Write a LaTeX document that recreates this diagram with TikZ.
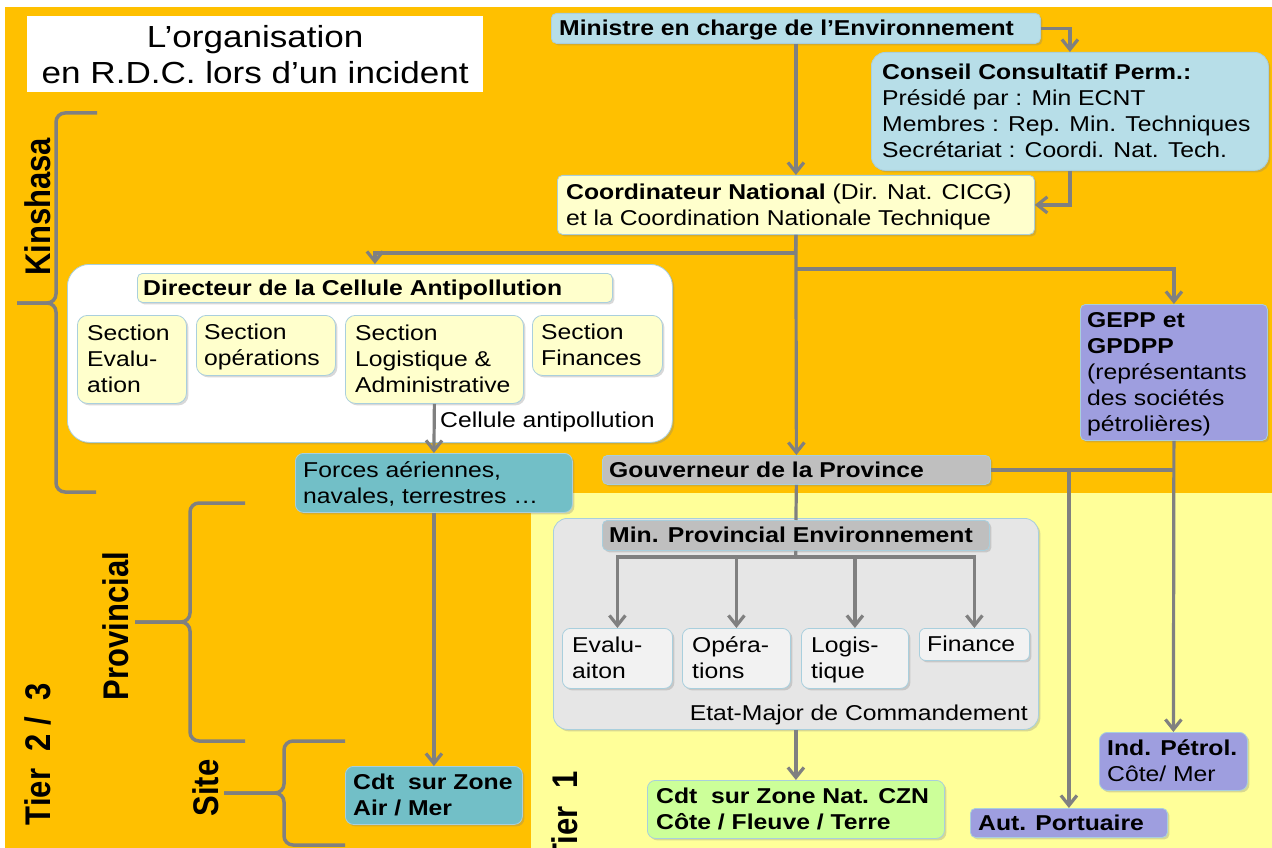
\documentclass[tikz,border=0pt]{standalone}
\usepackage{fontspec}
\setmainfont[FakeStretch=1.15]{Liberation Sans}
\newfontfamily\plainfont{Liberation Sans}
\usepackage{graphicx}
\usetikzlibrary{arrows.meta,shadows}
\definecolor{bgorange}{HTML}{FFC000}
\definecolor{bgyellow}{HTML}{FFFF99}
\definecolor{lblue}{HTML}{B7DEE8}
\definecolor{lyel}{HTML}{FFFFCC}
\definecolor{lpurp}{HTML}{9E9EDF}
\definecolor{lgrey}{HTML}{BFBFBF}
\definecolor{cgrey}{HTML}{E6E6E6}
\definecolor{sgrey}{HTML}{F2F2F2}
\definecolor{tealbox}{HTML}{72BFC7}
\definecolor{lgreen}{HTML}{CCFF99}
\definecolor{edgeblue}{HTML}{A9CFDD}
\definecolor{linegrey}{HTML}{808080}
\tikzset{
 bx/.style={draw=edgeblue, line width=0.8pt, rounded corners=5pt, inner sep=0pt,
   drop shadow={shadow xshift=2pt, shadow yshift=-2pt, opacity=0.3}},
 txt/.style={inner sep=0pt, font=\fontsize{21.5}{26}\selectfont},
 conn/.style={draw=linegrey, line width=3.2pt},
 arr/.style={conn, -{Straight Barb[length=10pt,width=16pt]}},
 brace/.style={draw=linegrey, line width=3.5pt, rounded corners=9pt},
 rot/.style={inner sep=0pt, font=\plainfont\bfseries\fontsize{31}{31}\selectfont},
}
% [pad]{style}{name}{x1}{y1}{x2}{y2}{lines}{text}
\newcommand\mybox[9][8]{%
  \pgfmathsetmacro\myW{#6-#4}\pgfmathsetmacro\myH{#7-#5}%
  \pgfmathsetmacro\myB{(#5+#7)/2+7.7-13*(#8-1)}\pgfmathsetmacro\myX{#4+#1}%
  \node[bx, #2, anchor=north west, minimum width=\myW pt, minimum height=\myH pt] (#3) at (#4,#5) {};
  \node[txt, anchor=base west] (#3-t) at (\myX,\myB) {\begin{tabular}[t]{@{}l@{}}#9\end{tabular}};}
\begin{document}
\begin{tikzpicture}[x=1pt,y=-1pt]
\useasboundingbox (0,0) rectangle (1272,848);
\fill[white] (0,0) rectangle (1272,848);
\fill[bgorange] (5,7) rectangle (1272,848);
\fill[bgyellow] (531,493) rectangle (1272,848);

% title
\node[fill=white, minimum width=456pt, minimum height=76pt, anchor=north west, inner sep=0pt] (titlebox) at (27,16) {};
\node[align=center, font=\fontsize{30.5}{36}\selectfont, inner sep=0pt] (title) at (titlebox.center) {L’organisation\\en R.D.C. lors d’un incident};

% containers
\node[bx, fill=white, rounded corners=22pt, minimum width=605pt, minimum height=178pt, anchor=north west] (cell) at (67,264) {};
\node[bx, fill=cgrey, rounded corners=14pt, minimum width=485pt, minimum height=211pt, anchor=north west] (etat) at (553,518) {};
\node[txt, anchor=base west] (cellab) at (440,427) {Cellule antipollution};
\node[txt, anchor=base east] (etatlab) at (1028,720) {Etat-Major de Commandement};

% boxes
\mybox{fill=lblue}{mini}{551}{13}{1040}{43}{1}{\textbf{Ministre en charge de l’Environnement}}
\mybox[11]{fill=lblue, rounded corners=14pt}{cons}{871}{52}{1268}{170}{4}{\textbf{Conseil Consultatif Perm.:}\\Présidé par : Min ECNT\\Membres : Rep. Min. Techniques\\Secrétariat : Coordi. Nat. Tech.}
\mybox[9]{fill=lyel}{coord}{557}{175}{1034}{234}{2}{\textbf{Coordinateur National} (Dir. Nat. CICG)\\et la Coordination Nationale Technique}
\mybox[6]{fill=lyel}{dir}{137}{273}{612}{302}{1}{\textbf{Directeur de la Cellule Antipollution}}
\mybox[10]{fill=lyel, rounded corners=10pt}{seva}{77}{315}{186}{403}{3}{Section\\Evalu-\\ation}
\mybox{fill=lyel, rounded corners=10pt}{sope}{196}{315}{335}{375}{2}{Section\\opérations}
\mybox[10]{fill=lyel, rounded corners=10pt}{slog}{345}{315}{523}{403}{3}{Section\\Logistique \&\\Administrative}
\mybox[9]{fill=lyel, rounded corners=10pt}{sfin}{532}{315}{662}{375}{2}{Section\\Finances}
\mybox[7]{fill=lpurp}{gepp}{1080}{304}{1267}{440}{5}{\textbf{GEPP et}\\\textbf{GPDPP}\\(représentants\\des sociétés\\pétrolières)}
\mybox[7]{fill=lgrey}{gouv}{602}{455}{990}{484}{1}{\textbf{Gouverneur de la Province}}
\mybox{fill=tealbox, rounded corners=8pt}{forc}{295}{453}{572}{512}{2}{Forces aériennes,\\navales, terrestres …}
\mybox[7]{fill=lgrey}{minp}{602}{520}{989}{550}{1}{\textbf{Min. Provincial Environnement}}
\mybox[10]{fill=sgrey, rounded corners=8pt}{eval}{562}{628}{672}{688}{2}{Evalu-\\aiton}
\mybox[10]{fill=sgrey, rounded corners=8pt}{oper}{682}{628}{790}{688}{2}{Opéra-\\tions}
\mybox[10]{fill=sgrey, rounded corners=8pt}{logi}{801}{628}{908}{688}{2}{Logis-\\tique}
\mybox{fill=sgrey, rounded corners=6pt}{fina}{919}{628}{1029}{660}{1}{Finance}
\mybox[9]{fill=lgreen, rounded corners=8pt}{czn}{647}{780}{944}{838}{2}{\textbf{Cdt\ \ sur Zone Nat. CZN}\\\textbf{Côte / Fleuve / Terre}}
\mybox{fill=lpurp, rounded corners=8pt}{indp}{1099}{732}{1247}{790}{2}{\textbf{Ind. Pétrol.}\\Côte/ Mer}
\mybox{fill=lpurp}{autp}{970}{808}{1167}{837}{1}{\textbf{Aut. Portuaire}}
\mybox{fill=tealbox, rounded corners=8pt}{cdta}{345}{766}{522}{824}{2}{\textbf{Cdt\ \ sur Zone}\\\textbf{Air / Mer}}

% rotated labels
\node[rot] (kin) at (38,207) {\scalebox{1.15}[1]{\rotatebox{90}{Kinshasa}}};
\node[rot] (prov) at (116,626) {\scalebox{1.15}[1]{\rotatebox{90}{Provincial}}};
\node[rot] (tier23) at (38,754) {\scalebox{1.15}[1]{\rotatebox{90}{Tier\ \ 2 / \ 3}}};
\node[rot] (site) at (206,788) {\scalebox{1.15}[1]{\rotatebox{90}{Site}}};
\node[rot] (tier1) at (565,817) {\scalebox{1.15}[1]{\rotatebox{90}{Tier\ \ 1}}};

% braces
\draw[brace] (97,113) -- (56,113) -- (56,303) -- (17,303);
\draw[brace] (96,492) -- (56,492) -- (56,303) -- (17,303);
\draw[brace] (245,503) -- (190,503) -- (190,622) -- (135,622);
\draw[brace] (245,741) -- (190,741) -- (190,622) -- (135,622);
\draw[brace] (345,741) -- (284,741) -- (284,793) -- (224,793);
\draw[brace] (345,845) -- (284,845) -- (284,793) -- (224,793);

% connectors
\coordinate (j1) at (795.5,253);
\coordinate (j2) at (795.5,269);
\coordinate (j3) at (795.5,557);
\draw[arr] (mini.south) -- (coord.north);
\draw[arr] (mini.east) -| (cons.north);
\draw[arr] (cons.south) |- (coord.east);
\draw[conn] (coord.south) -- (j1);
\draw[arr] (j1) -| (cell.north -| dir.north);
\draw[arr] (j2) -| (gepp.north);
\draw[arr] (coord.south) -- (gouv.north);
\draw[conn] (gouv.south) -- (minp.north);
\draw[conn] (minp.south) -- (j3);
\draw[arr] (j3) -| (eval.north);
\draw[arr] (j3) -| (oper.north);
\draw[arr] (j3) -| (logi.north);
\draw[arr] (j3) -| (fina.north);
\draw[arr] (etat.south) -- (czn.north);
\draw[conn] (gouv.east) -- (gouv.east -| gepp.south);
\draw[arr] (gepp.south) -- (indp.north);
\draw[arr] (gouv.east -| autp.north) -- (autp.north);
\draw[arr] (slog.south) -- (forc.north);
\draw[arr] (forc.south) -- (cdta.north);
\end{tikzpicture}
\end{document}
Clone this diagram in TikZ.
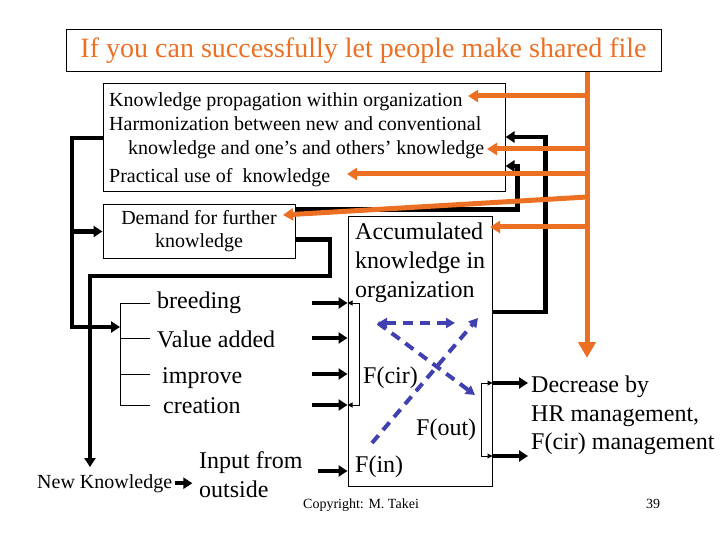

____________

Within the data above, pick out all lines holding the word "diagram".

Write a LaTeX document that recreates this diagram with TikZ.
Clone this diagram in TikZ.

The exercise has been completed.